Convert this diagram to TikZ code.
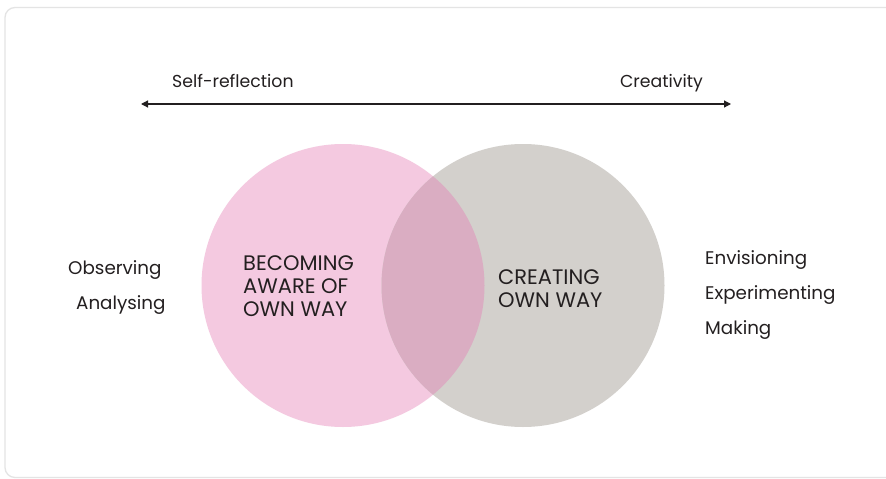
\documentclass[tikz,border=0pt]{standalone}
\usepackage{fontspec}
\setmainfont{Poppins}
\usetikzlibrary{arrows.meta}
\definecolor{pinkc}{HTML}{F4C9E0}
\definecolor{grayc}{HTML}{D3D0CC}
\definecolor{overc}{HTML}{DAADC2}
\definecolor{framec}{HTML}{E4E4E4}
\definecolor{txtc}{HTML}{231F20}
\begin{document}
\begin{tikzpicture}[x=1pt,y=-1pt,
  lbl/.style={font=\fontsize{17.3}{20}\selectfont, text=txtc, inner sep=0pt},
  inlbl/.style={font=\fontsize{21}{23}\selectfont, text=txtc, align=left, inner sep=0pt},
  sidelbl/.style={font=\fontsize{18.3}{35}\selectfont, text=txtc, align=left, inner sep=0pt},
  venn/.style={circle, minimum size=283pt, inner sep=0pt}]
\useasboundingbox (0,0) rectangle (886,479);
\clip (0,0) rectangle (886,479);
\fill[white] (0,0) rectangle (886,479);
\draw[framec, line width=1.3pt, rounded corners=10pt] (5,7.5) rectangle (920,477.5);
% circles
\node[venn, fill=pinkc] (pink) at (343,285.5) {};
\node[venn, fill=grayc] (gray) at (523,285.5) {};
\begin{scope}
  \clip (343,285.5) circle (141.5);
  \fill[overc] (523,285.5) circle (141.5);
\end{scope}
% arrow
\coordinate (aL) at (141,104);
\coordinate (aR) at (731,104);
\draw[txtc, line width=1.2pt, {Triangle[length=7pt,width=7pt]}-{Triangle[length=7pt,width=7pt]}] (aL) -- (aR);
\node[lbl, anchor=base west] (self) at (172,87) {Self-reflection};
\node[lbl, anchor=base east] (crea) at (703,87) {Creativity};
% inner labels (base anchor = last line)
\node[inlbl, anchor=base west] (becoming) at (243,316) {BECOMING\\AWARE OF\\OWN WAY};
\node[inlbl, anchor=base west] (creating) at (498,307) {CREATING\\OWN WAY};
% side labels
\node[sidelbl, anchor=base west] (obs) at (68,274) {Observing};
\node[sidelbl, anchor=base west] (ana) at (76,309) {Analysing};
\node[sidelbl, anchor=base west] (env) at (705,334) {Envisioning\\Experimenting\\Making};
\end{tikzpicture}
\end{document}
####
Omit the pictures and give the material again, exactly and in full.

Convert this diagram to TikZ code.
\documentclass[tikz,border=0pt]{standalone}
\usepackage{fontspec}
\setmainfont{Poppins}
\usetikzlibrary{arrows.meta}
\definecolor{pinkc}{HTML}{F4C9E0}
\definecolor{grayc}{HTML}{D3D0CC}
\definecolor{overc}{HTML}{DAADC2}
\definecolor{framec}{HTML}{E4E4E4}
\definecolor{txtc}{HTML}{231F20}
\begin{document}
\begin{tikzpicture}[x=1pt,y=-1pt,
  lbl/.style={font=\fontsize{17.3}{20}\selectfont, text=txtc, inner sep=0pt},
  inlbl/.style={font=\fontsize{21}{23}\selectfont, text=txtc, align=left, inner sep=0pt},
  sidelbl/.style={font=\fontsize{18.3}{35}\selectfont, text=txtc, align=left, inner sep=0pt},
  venn/.style={circle, minimum size=283pt, inner sep=0pt}]
\useasboundingbox (0,0) rectangle (886,479);
\clip (0,0) rectangle (886,479);
\fill[white] (0,0) rectangle (886,479);
\draw[framec, line width=1.3pt, rounded corners=10pt] (5,7.5) rectangle (920,477.5);
% circles
\node[venn, fill=pinkc] (pink) at (343,285.5) {};
\node[venn, fill=grayc] (gray) at (523,285.5) {};
\begin{scope}
  \clip (343,285.5) circle (141.5);
  \fill[overc] (523,285.5) circle (141.5);
\end{scope}
% arrow
\coordinate (aL) at (141,104);
\coordinate (aR) at (731,104);
\draw[txtc, line width=1.2pt, {Triangle[length=7pt,width=7pt]}-{Triangle[length=7pt,width=7pt]}] (aL) -- (aR);
\node[lbl, anchor=base west] (self) at (172,87) {Self-reflection};
\node[lbl, anchor=base east] (crea) at (703,87) {Creativity};
% inner labels (base anchor = last line)
\node[inlbl, anchor=base west] (becoming) at (243,316) {BECOMING\\AWARE OF\\OWN WAY};
\node[inlbl, anchor=base west] (creating) at (498,307) {CREATING\\OWN WAY};
% side labels
\node[sidelbl, anchor=base west] (obs) at (68,274) {Observing};
\node[sidelbl, anchor=base west] (ana) at (76,309) {Analysing};
\node[sidelbl, anchor=base west] (env) at (705,334) {Envisioning\\Experimenting\\Making};
\end{tikzpicture}
\end{document}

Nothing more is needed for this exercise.